I've never really set specific goals before. A couple of days ago I read a blog which sent me to this link: How to keep a resolution and the various stages we go through. I found it very useful! I can see I have been flipping between stage 2 - contemplation and stage 3 - preparation for the last few months. I've been full of conflicting emotions, ambivalence, plus experimenting with small changes, collecting all sorts of information, having small successes and regressing...

I went to sleep last night thinking 'I have to change.' I woke several times in the middle of the night because my dreams were so vivid, and they were all about changing states (wierd and wonderful ways, not just getting slimmer! I have been reading a lot of fantasy recently). The constant thought each time I woke was 'I want this change for the better.' I'd feel the weight and heaviness of my legs and I would think, 'I want this to change for the better.' It is now a constant refrain in my head.

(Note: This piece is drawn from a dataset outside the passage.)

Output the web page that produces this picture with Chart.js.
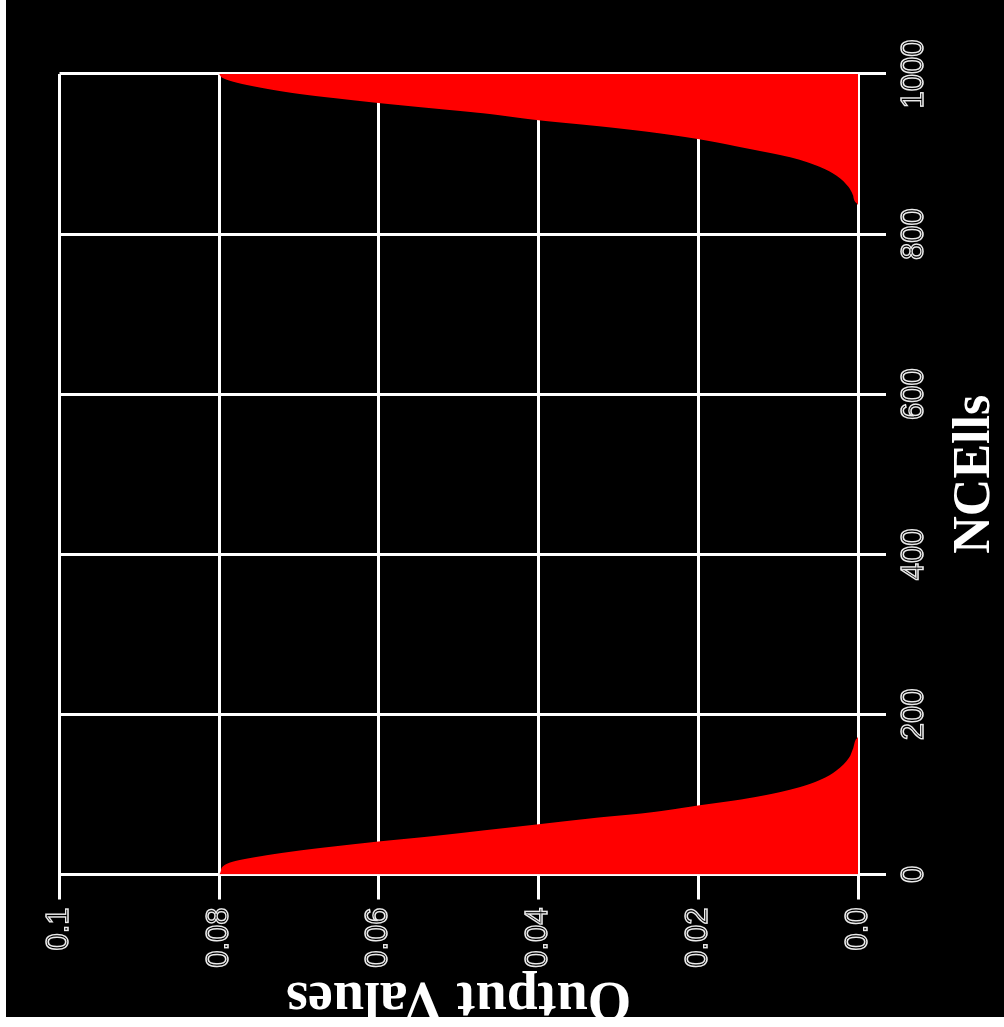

I am so ready now to shuttle between stage 3 - preparation and stage 4- action now. Stage 4 is all about taking direct action towards achieving a goal. Buying some new walking shoes. I've been doing some research online and am hitting the local sports outlet tomorrow. Stating my goal intent of walking 1 mile today? I've found my existing trainers and am planning a gentle walk that I've mapped out in googlemap pedometer.  Planning my lunchtime swim every day this week. Got my swim kit all ready to go. And am telling self that it is okay to wash my hair every day, so long as I condition it each time! Rewarding myself with a small cash incentive stashed away towards a fun holiday for each activity I do. This is going to pay for fab walking/painting/sailing holidays over the coming year. A very good incentive! The more activity I do, the fitter and slimmer I become, and the more likely I am to enjoy this summer running around doing active things.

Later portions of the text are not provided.